New report reveals multi-academy trust growth stifled by pandemic
25th February 2021
The ninth annual Kreston Academies Benchmark Report published last month has revealed that the growth of multi-academy trusts (MATs) was stifled by the Covid-19 pandemic during 2020.
According to the report, growth has fallen from three percentage points down from 10.8% in 2019 down to just 7.8% in 2020.
The report also paints a complex picture in terms of trust finances. Less pupils have been in school due to lockdown; resulting in fewer maintenance costs. reduced property costs and savings to utility bills – as well as a 70% reduction in supply teaching across all surveyed schools.
However, many of these savings will need to be invested in technology and other resources to enhance the sector’s remote learning capabilities in the coming year, with 85% of trusts planning enhanced funding for IT in the future.
Lesley Kendrew, academies partner at BHP, said: “There’s no doubt that 2020 has been a year like no other, and it’s been no small feat that the education sector has met the impact of Coronavirus with immense resilience, whilst also managing unprecedented challenges facing exams, free school meals, deep cleans and other operational areas.
“This report demonstrates that if you dig a little deeper, the immense cost transforming teaching methods with new technology so students can continue their studies is likely to have an impact which will be felt for years to come.”
Leora Cruddas, chief executive of the Confederation of School Trusts, said: “Although the financial picture is reported to be relatively strong, the impact of Covid-related costs cannot be assessed in a single financial year. The education, social and economic impacts of the pandemic will affect children and families for some time yet. This will undoubtedly impact on school and trust budgets.”
The survey also found that although the adoption of GAG pooling across MATs, a practice championed by the government where funds are collated from all schools in a trust and distributed centrally according to need, has more than doubled since the previous year – from 5.2% in 2019 to 11% in 2020 – the vast majority have not made the move.
Philip Allsop, academies partner at BHP, said: “The sector as a whole is still slow to utilize GAG pooling, with many trusts yet to adopt the use of it. Centralised funding is another option to weather the additional costs many schools have encountered as MATs emerge from the current crisis.”
Almost 14% of schools surveyed also revealed plans to employ cover teachers directly once pupils return to the classroom, rather than relying on agency staff, presumably to cut costs and help counter the financial impact of the pandemic.
Philip added: “Supply teaching is an expensive problem that can cost some academies tens of thousands of pounds. It’s not unsurprising that schools are looking to rethink their approach to managing staff internally to limit the financial impact of investing in new technology-focused teaching methods.”
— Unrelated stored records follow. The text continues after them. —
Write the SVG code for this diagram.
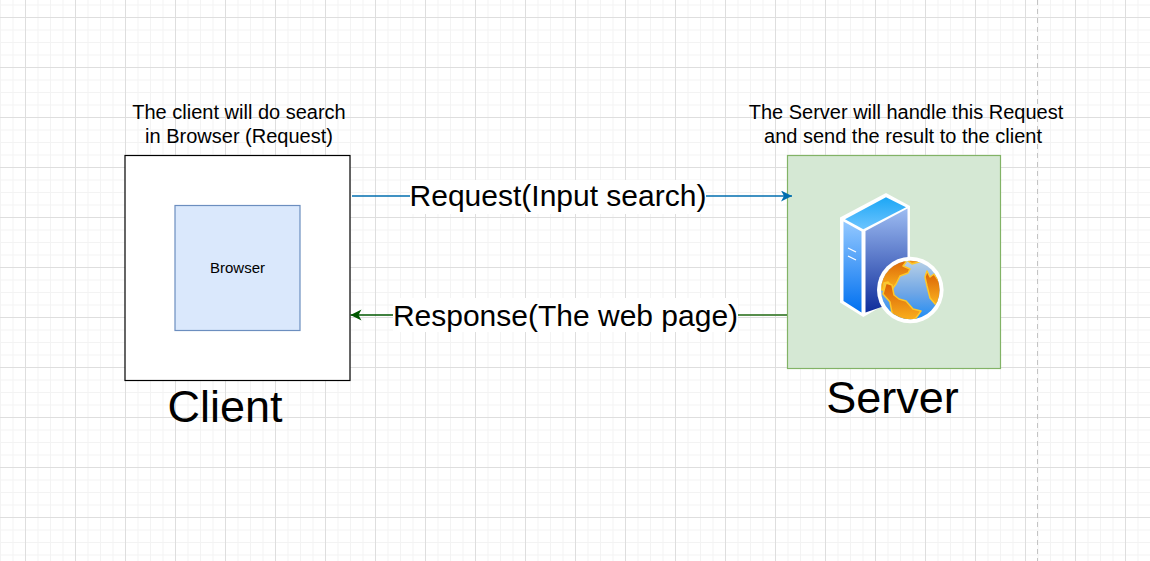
<svg xmlns="http://www.w3.org/2000/svg" width="1150" height="561" viewBox="0 0 1150 561">
<style>
text{font-family:"Liberation Sans",Arial,sans-serif;fill:#000;text-anchor:middle}
.minor{stroke:#f3f3f3;stroke-width:1;fill:none}
.major{stroke:#dedede;stroke-width:1;fill:none}
.conn{fill:none;stroke-width:1.5}
.lbl{fill:#fff}
.t30{font-size:30px}.t20{font-size:20px}.t45{font-size:45px}.t15{font-size:15px}
</style>
<defs>
<pattern id="grid" width="50" height="50" patternUnits="userSpaceOnUse" x="25" y="17">
<path d="M0 13H50M0 25.500H50M0 38H50M13 0V50M25.500 0V50M38 0V50" class="minor"/>
<path d="M0 0.500H50M0.500 0V50" class="major"/>
</pattern>
<marker id="arrowBlue" markerWidth="12" markerHeight="12" refX="11" refY="5.500" orient="auto" markerUnits="userSpaceOnUse">
<path d="M0 0L11 5.500L0 11L3 5.500Z" fill="#006eaf"/>
</marker>
<marker id="arrowGreen" markerWidth="12" markerHeight="12" refX="11" refY="5.500" orient="auto" markerUnits="userSpaceOnUse">
<path d="M0 0L11 5.500L0 11L3 5.500Z" fill="#005700"/>
</marker>
<linearGradient id="gTop" x1="0" y1="0" x2="0" y2="1"><stop offset="0" stop-color="#1da7f5"/><stop offset="1" stop-color="#6cc4ff"/></linearGradient>
<linearGradient id="gLeft" x1="0" y1="0" x2="0" y2="1"><stop offset="0" stop-color="#93c8ff"/><stop offset="1" stop-color="#0070f0"/></linearGradient>
<linearGradient id="gRight" x1="0" y1="0" x2="0" y2="1"><stop offset="0" stop-color="#9dbcf2"/><stop offset="1" stop-color="#0f2d9b"/></linearGradient>
<linearGradient id="gGlobe" x1="0" y1="0" x2="0" y2="1"><stop offset="0" stop-color="#b8d0e6"/><stop offset="0.55" stop-color="#6fa6e6"/><stop offset="1" stop-color="#1e8cf5"/></linearGradient>
<linearGradient id="gLand" x1="0" y1="0" x2="0" y2="1"><stop offset="0" stop-color="#d95f05"/><stop offset="1" stop-color="#fbb41e"/></linearGradient>
<clipPath id="globeClip"><circle cx="910.300" cy="290" r="29.300"/></clipPath>
</defs>

<rect id="canvas-bg" width="1150" height="561" fill="#fff"/>
<rect id="grid-lines" width="1150" height="561" fill="url(#grid)"/>
<path id="page-break" d="M1037.500 0V561" stroke="#c4c4c4" stroke-width="1" stroke-dasharray="5 4" fill="none"/>

<g id="client">
<rect x="125" y="155.500" width="225" height="225" fill="#fff" stroke="#000" stroke-width="1.200"/>
<text class="t45" x="225" y="422">Client</text>
</g>
<g id="browser">
<rect x="175" y="205.500" width="125" height="125" fill="#dae8fc" stroke="#6c8ebf" stroke-width="1.200"/>
<text class="t15" x="237.500" y="273">Browser</text>
</g>
<g id="client-note">
<text class="t20" x="239" y="119">The client will do search</text>
<text class="t20" x="239" y="143">in Browser (Request)</text>
</g>

<g id="server">
<rect x="787.500" y="155.500" width="213" height="213" fill="#d5e8d4" stroke="#82b366" stroke-width="1.200"/>
<g id="server-icon">
<path d="M886 193L910 206V290L863.300 317L840 302.500V217.500Z" fill="#fff"/>
<path d="M845 219.300L886 197.300L906 207.300L863.300 229.300Z" fill="url(#gTop)"/>
<path d="M843.500 221.500L861.500 231.500V312.500L843.500 301Z" fill="url(#gLeft)"/>
<path d="M865.500 231L907.500 208.500V298L865.500 312.500Z" fill="url(#gRight)"/>
<path d="M848 248L856 252M848 256L856 260" stroke="#fff" stroke-width="1.300" fill="none"/>
<circle cx="910.300" cy="290" r="33.300" fill="#fff"/>
<circle cx="910.300" cy="290" r="29.300" fill="url(#gGlobe)"/>
<g clip-path="url(#globeClip)" stroke="#fdc72c" stroke-width="1.500" stroke-linejoin="round" fill="url(#gLand)">
<path d="M900 258L906 262L903 266L910 269L908 273L900 276L896 284L893 288L888 282L884 283L884 290L882 290L878 275L885 262Z"/>
<path d="M886 283L892 285L894 295L899 299L906 301L913 309L921 311L916 318L909 322L898 322L892 313L890 302L883 294Z"/>
<path d="M904 258L925 258L922 261L912 264Z"/>
<path d="M927 271L930 277L934 274L941 284L942 296L936 305L930 298L927 286L925 277Z"/>
</g>
</g>
<text class="t45" x="892.500" y="413">Server</text>
</g>
<g id="server-note">
<text class="t20" x="906" y="119">The Server will handle this Request</text>
<text class="t20" x="903" y="143">and send the result to the client</text>
</g>

<g id="connectors">
<path class="conn" d="M352 196H792" stroke="#006eaf" marker-end="url(#arrowBlue)"/>
<path class="conn" d="M787 315H350.500" stroke="#005700" marker-end="url(#arrowGreen)"/>
<path class="conn" d="M738 315H787" stroke="#5f9350"/>
<rect class="lbl" x="410" y="180" width="296" height="34"/>
<text class="t30" x="558" y="206">Request(Input search)</text>
<rect class="lbl" x="393" y="298" width="345" height="34"/>
<text class="t30" x="565.500" y="326">Response(The web page)</text>
</g>
</svg>
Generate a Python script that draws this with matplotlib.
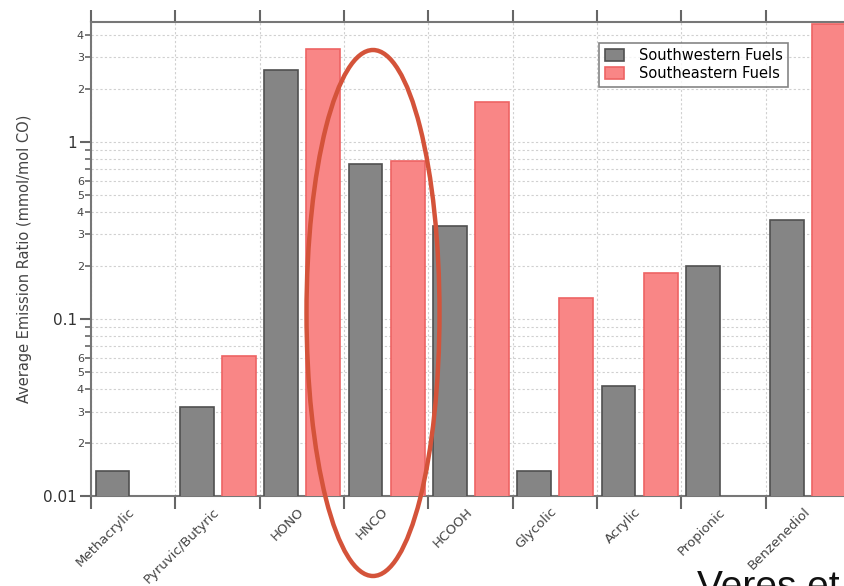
import matplotlib
matplotlib.use("Agg")
import matplotlib.pyplot as plt
import numpy as np
from matplotlib.patches import Ellipse
from matplotlib.ticker import FixedLocator, FuncFormatter

categories = ["Methacrylic", "Pyruvic/Butyric", "HONO", "HNCO", "HCOOH",
              "Glycolic", "Acrylic", "Propionic", "Benzenediol"]
southwestern = [0.0128, 0.031, 2.55, 0.75, 0.335, 0.0128, 0.041, 0.199, 0.362]
southeastern = [np.nan, 0.061, 3.35, 0.78, 1.68, 0.13, 0.18, np.nan, 4.64]
series_names = ["Southwestern Fuels", "Southeastern Fuels"]
ylabel = "Average Emission Ratio (mmol/mol CO)"

W, H = 844, 586
fig = plt.figure(figsize=(W / 100, H / 100), dpi=100)
ax = fig.add_axes([91 / W, 90 / H, (850 - 91) / W, (496 - 22) / H])

x = np.arange(len(categories))
bw = 0.40
gray_face, gray_edge = "#858585", "#505050"
red_face, red_edge = "#f98686", "#ee6464"
ax.bar(x - 0.245, southwestern, bw, bottom=0.001, color=gray_face,
       edgecolor=gray_edge, linewidth=1.2, label=series_names[0], zorder=3)
ax.bar(x + 0.255, southeastern, bw, bottom=0.001, color=red_face,
       edgecolor=red_edge, linewidth=1.2, label=series_names[1], zorder=3)

ax.set_yscale("log")
ax.set_ylim(0.01, 4.75)
ax.set_xlim(-0.5, len(categories) - 0.5)

# y ticks
ax.yaxis.set_major_locator(FixedLocator([0.01, 0.1, 1]))
ax.set_yticklabels(["0.01", "0.1", "1"], fontsize=11, color="#333333")
minors = [m * d for d in [0.01, 0.1, 1] for m in range(2, 10) if m * d < 4.75]
ax.yaxis.set_minor_locator(FixedLocator(minors))
minor_labels = {2, 3, 4, 5, 6}
def minfmt(v, pos):
    m = int(round(v / 10 ** np.floor(np.log10(v) + 1e-9)))
    return str(m) if m in minor_labels else ""
ax.yaxis.set_minor_formatter(FuncFormatter(minfmt))
ax.tick_params(axis="y", which="major", length=8, width=1.5, color="#666666", pad=2)
ax.tick_params(axis="y", which="minor", length=4, width=1.2, color="#666666",
               labelsize=8, labelcolor="#444444", pad=1)

# x ticks: labels at centers, tick marks at boundaries
ax.set_xticks(x)
ax.set_xticklabels(categories, rotation=45, ha="right", va="center",
                   rotation_mode="anchor", fontsize=9.5, color="#444444")
ax.tick_params(axis="x", which="major", length=0, pad=10)
ax.xaxis.set_minor_locator(FixedLocator(np.arange(-0.5, len(categories), 1.0)))
ax.tick_params(axis="x", which="minor", length=9, width=1.5, color="#666666",
               top=True, bottom=True, direction="out")

# grid
ax.grid(True, which="both", axis="y", linestyle=(0, (2, 2)), color="#d0d0d0",
        linewidth=0.8, zorder=0)
ax.grid(True, which="minor", axis="x", linestyle=(0, (2, 2)), color="#d0d0d0",
        linewidth=0.8, zorder=0)
ax.set_axisbelow(True)

for side in ["left", "top", "bottom"]:
    ax.spines[side].set_color("#777777")
    ax.spines[side].set_linewidth(1.5)
ax.spines["right"].set_visible(False)

ax.set_ylabel(ylabel, fontsize=10.5, color="#444444", labelpad=8)

leg = ax.legend(loc="upper left", bbox_to_anchor=(0.66, 0.972), fontsize=10.5,
                frameon=True, fancybox=False, edgecolor="#666666",
                handlelength=1.3, handleheight=0.9, borderpad=0.4,
                labelspacing=0.2, handletextpad=1.0)
leg.get_frame().set_linewidth(1.2)

# annotation ellipse around HNCO
ell = Ellipse((373 / W, 1 - 313 / H), 133 / W, 526 / H, transform=fig.transFigure,
              fill=False, edgecolor="#d4533a", linewidth=3.2, clip_on=False)
fig.patches.append(ell)

fig.text(697 / W, -12 / H, "Veres et", fontsize=28, family="Liberation Sans",
         color="#111111", ha="left", va="baseline")

fig.savefig("out.png", dpi=100)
The findings paint an overall positive financial picture for the sector with results across all MATs reportedly moving from a £196K surplus in 2018/19 to a £221K surplus in 2019/20. Over the same period, primary school results have shifted from a £12K surplus to a £25K surplus.
Secondary schools saw the most significant increase with the average in-year surplus raised by around £130K, to £147K, due to additional savings generated by secondary schools generally being closed for the longest periods during the pandemic.
Mike Jackson, academies partner at BHP, said: “The report indicates trusts have done a remarkable job balancing the needs of students, stakeholders and their budgets during a global pandemic, which is why there are many surpluses across the sector.
“But we must also consider that restrictions resulting from the pandemic are likely to put a financial strain on trusts for many months to come, and even when the situation improves, an increased reliance on technology means the way in which education is delivered will likely never return to how it once was.”